(Source records)
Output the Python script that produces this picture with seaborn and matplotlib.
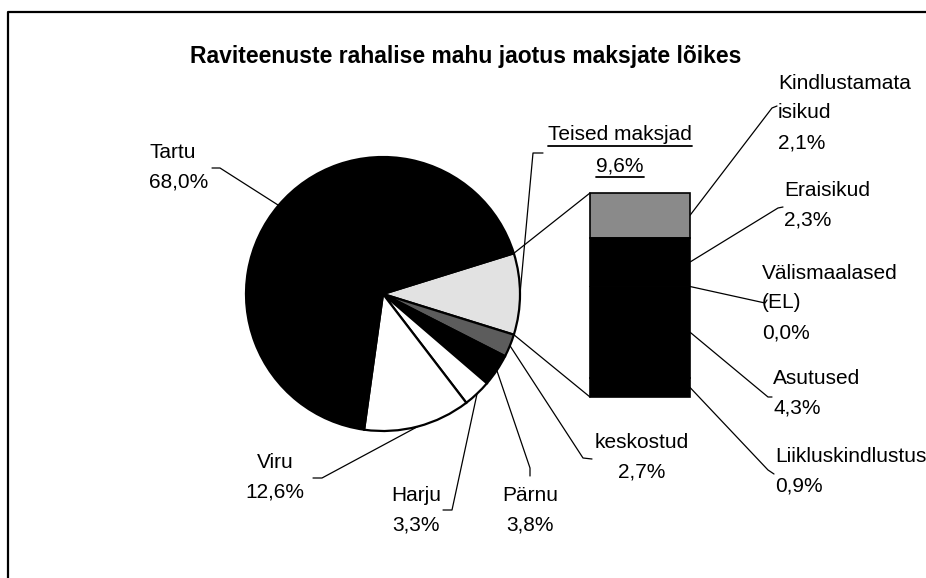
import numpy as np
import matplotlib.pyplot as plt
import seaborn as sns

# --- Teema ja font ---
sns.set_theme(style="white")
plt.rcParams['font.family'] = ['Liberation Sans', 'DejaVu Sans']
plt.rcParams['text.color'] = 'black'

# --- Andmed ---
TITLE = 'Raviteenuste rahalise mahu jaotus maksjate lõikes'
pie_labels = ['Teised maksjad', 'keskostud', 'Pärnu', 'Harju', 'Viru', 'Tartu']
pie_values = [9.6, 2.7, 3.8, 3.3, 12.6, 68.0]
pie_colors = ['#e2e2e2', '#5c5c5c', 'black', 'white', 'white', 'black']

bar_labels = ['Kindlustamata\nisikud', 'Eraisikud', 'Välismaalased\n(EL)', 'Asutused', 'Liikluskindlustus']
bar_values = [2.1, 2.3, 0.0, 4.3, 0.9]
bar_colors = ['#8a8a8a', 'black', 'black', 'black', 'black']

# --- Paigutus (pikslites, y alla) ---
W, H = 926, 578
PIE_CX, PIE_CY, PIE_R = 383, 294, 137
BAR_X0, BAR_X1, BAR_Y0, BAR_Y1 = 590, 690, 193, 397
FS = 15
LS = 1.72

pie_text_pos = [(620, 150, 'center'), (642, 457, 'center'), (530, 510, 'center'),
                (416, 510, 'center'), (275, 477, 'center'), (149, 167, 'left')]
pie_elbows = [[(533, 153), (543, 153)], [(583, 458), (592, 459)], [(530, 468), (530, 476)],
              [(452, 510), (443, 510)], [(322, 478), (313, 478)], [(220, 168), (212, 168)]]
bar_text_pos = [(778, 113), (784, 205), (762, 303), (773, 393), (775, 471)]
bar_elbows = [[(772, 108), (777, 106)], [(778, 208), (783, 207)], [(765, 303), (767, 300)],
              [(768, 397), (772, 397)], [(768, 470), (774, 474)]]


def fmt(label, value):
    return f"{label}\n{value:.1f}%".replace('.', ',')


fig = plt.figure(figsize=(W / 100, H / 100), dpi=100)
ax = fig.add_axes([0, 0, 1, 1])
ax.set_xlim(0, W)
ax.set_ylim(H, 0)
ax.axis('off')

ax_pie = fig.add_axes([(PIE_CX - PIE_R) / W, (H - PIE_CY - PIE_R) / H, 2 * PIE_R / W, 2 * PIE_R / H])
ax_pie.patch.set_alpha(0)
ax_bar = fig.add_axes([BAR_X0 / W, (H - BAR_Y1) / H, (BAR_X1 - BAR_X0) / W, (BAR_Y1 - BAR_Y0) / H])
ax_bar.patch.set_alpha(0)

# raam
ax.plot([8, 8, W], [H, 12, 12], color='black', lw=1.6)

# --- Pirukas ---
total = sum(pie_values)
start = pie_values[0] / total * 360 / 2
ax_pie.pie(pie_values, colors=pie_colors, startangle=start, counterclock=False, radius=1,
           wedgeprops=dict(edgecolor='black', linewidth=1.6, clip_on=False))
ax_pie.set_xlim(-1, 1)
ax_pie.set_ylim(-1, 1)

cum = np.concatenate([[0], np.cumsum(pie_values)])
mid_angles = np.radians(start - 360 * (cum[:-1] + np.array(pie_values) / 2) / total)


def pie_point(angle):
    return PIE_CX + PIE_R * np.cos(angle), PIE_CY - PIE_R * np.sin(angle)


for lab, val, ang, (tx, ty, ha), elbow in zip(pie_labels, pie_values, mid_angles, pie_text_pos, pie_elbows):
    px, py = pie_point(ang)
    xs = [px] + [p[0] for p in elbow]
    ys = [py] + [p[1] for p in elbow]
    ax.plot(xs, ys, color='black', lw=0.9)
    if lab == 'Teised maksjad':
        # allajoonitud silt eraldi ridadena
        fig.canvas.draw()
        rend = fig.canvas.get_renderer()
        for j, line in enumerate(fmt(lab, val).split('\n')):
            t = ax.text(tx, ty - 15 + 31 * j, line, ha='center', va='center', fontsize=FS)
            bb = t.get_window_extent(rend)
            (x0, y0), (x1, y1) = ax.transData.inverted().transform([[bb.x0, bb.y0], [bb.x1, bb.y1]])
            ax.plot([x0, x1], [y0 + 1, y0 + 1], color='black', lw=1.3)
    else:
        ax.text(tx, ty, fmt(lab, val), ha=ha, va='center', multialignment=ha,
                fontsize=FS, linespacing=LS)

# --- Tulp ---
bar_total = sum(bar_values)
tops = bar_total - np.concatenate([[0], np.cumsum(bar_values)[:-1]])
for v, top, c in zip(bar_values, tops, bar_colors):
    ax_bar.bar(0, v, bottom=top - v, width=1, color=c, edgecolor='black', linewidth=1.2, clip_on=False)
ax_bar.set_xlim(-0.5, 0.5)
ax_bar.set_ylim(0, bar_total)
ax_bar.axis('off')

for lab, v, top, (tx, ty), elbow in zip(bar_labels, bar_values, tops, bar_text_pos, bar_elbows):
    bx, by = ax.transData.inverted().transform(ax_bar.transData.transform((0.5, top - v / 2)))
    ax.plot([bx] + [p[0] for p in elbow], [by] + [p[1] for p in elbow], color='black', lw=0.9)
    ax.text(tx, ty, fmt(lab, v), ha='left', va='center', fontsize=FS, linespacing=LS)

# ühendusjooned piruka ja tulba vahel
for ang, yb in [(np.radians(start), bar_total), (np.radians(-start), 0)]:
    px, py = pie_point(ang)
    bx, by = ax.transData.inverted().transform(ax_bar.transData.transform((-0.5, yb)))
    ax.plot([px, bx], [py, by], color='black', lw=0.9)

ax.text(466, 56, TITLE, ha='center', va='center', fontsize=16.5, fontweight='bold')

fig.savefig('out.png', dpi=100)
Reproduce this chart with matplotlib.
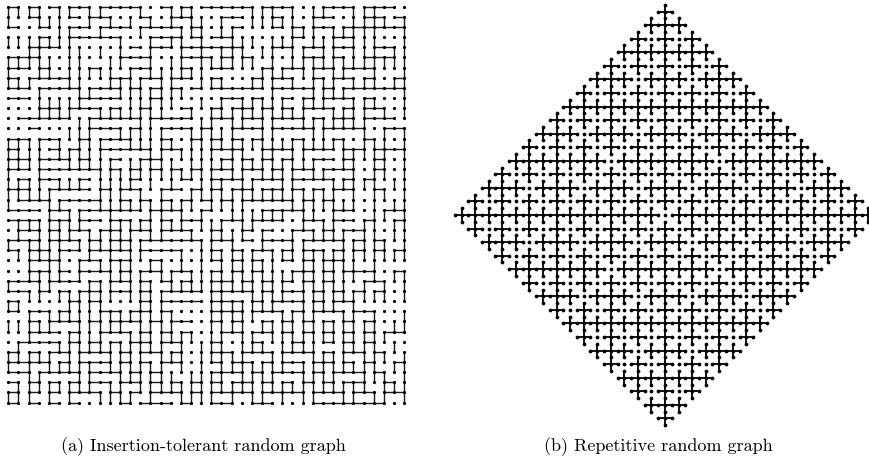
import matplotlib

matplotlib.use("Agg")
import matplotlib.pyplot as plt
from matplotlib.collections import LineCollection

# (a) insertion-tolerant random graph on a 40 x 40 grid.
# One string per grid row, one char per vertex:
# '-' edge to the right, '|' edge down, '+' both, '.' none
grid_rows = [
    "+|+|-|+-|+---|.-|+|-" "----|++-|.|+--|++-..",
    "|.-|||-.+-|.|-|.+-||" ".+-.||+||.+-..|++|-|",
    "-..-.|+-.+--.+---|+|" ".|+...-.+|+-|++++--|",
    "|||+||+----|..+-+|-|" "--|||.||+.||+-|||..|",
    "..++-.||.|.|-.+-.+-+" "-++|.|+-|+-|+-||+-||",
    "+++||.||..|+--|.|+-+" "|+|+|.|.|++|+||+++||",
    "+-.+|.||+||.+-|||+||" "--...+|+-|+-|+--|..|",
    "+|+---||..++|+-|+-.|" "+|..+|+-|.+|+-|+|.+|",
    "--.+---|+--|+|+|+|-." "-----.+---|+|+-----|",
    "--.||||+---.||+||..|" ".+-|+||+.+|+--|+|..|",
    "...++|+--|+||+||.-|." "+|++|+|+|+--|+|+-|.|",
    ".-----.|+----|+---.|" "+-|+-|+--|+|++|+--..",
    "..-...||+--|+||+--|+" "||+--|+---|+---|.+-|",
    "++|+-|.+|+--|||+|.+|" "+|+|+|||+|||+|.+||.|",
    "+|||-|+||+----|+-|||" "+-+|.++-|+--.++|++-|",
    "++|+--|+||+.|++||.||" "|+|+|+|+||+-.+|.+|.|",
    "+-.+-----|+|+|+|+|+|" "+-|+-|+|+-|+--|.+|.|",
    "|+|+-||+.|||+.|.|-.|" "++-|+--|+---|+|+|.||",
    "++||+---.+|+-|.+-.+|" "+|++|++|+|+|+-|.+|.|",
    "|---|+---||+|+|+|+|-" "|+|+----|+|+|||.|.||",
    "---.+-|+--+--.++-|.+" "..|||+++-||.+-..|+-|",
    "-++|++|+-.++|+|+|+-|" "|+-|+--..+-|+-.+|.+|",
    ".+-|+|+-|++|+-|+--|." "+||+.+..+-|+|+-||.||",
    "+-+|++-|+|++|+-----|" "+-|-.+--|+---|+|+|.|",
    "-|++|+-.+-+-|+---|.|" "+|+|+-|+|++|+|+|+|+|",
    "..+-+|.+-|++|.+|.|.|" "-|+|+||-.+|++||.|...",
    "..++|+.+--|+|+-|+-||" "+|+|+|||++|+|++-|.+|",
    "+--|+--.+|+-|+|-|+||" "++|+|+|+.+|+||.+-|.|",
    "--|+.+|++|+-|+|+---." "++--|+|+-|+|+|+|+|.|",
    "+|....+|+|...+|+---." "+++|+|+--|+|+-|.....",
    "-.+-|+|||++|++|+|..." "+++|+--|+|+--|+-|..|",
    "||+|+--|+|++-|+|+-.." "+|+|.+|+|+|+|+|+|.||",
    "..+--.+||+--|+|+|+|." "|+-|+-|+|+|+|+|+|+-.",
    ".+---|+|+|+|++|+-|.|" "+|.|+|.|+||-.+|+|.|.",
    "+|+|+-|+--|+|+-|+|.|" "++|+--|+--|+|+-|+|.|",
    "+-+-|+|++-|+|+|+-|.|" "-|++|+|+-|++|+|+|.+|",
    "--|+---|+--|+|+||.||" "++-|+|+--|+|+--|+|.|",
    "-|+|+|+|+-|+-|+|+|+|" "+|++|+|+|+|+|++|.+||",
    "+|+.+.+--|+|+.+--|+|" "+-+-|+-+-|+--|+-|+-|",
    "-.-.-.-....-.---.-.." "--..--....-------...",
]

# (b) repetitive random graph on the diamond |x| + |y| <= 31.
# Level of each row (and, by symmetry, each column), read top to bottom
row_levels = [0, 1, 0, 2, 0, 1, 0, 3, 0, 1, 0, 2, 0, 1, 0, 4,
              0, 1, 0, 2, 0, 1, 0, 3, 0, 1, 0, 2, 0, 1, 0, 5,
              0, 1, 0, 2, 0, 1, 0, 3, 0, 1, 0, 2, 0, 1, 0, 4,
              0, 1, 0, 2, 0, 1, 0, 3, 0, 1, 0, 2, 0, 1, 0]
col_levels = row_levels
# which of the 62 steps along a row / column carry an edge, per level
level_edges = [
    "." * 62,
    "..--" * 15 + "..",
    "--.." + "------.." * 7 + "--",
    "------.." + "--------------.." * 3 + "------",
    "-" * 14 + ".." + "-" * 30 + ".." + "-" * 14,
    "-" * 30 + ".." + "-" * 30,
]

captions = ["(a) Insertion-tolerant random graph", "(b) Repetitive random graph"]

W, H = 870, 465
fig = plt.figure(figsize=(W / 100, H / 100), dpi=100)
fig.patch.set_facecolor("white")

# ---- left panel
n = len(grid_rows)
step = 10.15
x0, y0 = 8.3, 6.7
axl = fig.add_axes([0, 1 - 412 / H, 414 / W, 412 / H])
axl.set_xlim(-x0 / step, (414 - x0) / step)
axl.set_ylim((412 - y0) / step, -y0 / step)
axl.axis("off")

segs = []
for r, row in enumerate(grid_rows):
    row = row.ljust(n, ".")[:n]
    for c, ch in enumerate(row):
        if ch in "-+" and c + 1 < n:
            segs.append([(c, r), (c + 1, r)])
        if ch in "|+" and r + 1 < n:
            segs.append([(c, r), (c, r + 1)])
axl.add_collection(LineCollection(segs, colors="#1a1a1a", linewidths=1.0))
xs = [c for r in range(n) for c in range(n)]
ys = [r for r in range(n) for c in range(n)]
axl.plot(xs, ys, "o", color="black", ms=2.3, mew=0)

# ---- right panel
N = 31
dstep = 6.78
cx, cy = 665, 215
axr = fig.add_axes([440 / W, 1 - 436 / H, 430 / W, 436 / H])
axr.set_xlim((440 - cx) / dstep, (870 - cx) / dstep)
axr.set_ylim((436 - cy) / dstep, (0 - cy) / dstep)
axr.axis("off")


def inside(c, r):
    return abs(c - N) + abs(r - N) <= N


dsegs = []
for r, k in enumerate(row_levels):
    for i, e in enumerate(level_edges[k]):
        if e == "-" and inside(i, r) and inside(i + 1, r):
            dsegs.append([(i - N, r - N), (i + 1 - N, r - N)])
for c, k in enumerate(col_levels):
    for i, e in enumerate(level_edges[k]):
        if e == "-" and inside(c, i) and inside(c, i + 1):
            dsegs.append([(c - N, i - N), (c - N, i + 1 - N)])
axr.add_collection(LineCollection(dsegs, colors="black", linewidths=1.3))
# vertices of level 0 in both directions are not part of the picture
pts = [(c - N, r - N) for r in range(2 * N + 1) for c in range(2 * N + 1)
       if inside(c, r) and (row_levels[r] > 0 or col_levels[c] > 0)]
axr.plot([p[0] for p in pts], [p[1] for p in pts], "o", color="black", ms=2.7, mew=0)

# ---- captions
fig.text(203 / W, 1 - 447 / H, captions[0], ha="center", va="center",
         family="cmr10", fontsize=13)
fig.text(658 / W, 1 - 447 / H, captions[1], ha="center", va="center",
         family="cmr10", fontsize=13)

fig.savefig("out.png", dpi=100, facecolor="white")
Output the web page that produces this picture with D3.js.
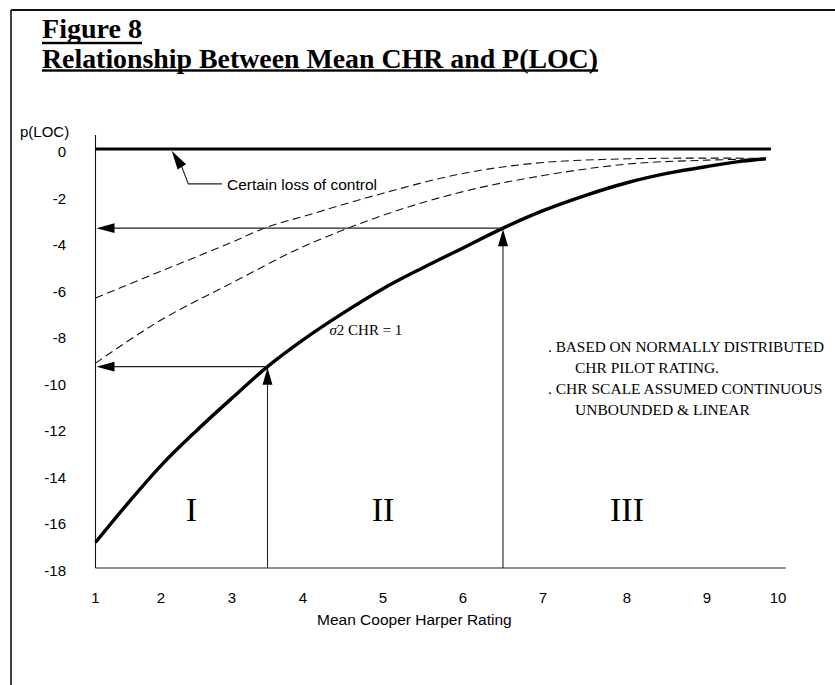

■ **WHAT TO DO**:
Leave the pictures out and repeat exactly the lines from the beginning of the records to the line bearing "['#e2e2e2', '#5c5c5c', 'black', 'white', 'white', 'black']", both ends counted.

■ **EXPECTED ANSWER**:
Output the Python script that produces this picture with seaborn and matplotlib.
import numpy as np
import matplotlib.pyplot as plt
import seaborn as sns

# --- Teema ja font ---
sns.set_theme(style="white")
plt.rcParams['font.family'] = ['Liberation Sans', 'DejaVu Sans']
plt.rcParams['text.color'] = 'black'

# --- Andmed ---
TITLE = 'Raviteenuste rahalise mahu jaotus maksjate lõikes'
pie_labels = ['Teised maksjad', 'keskostud', 'Pärnu', 'Harju', 'Viru', 'Tartu']
pie_values = [9.6, 2.7, 3.8, 3.3, 12.6, 68.0]
pie_colors = ['#e2e2e2', '#5c5c5c', 'black', 'white', 'white', 'black']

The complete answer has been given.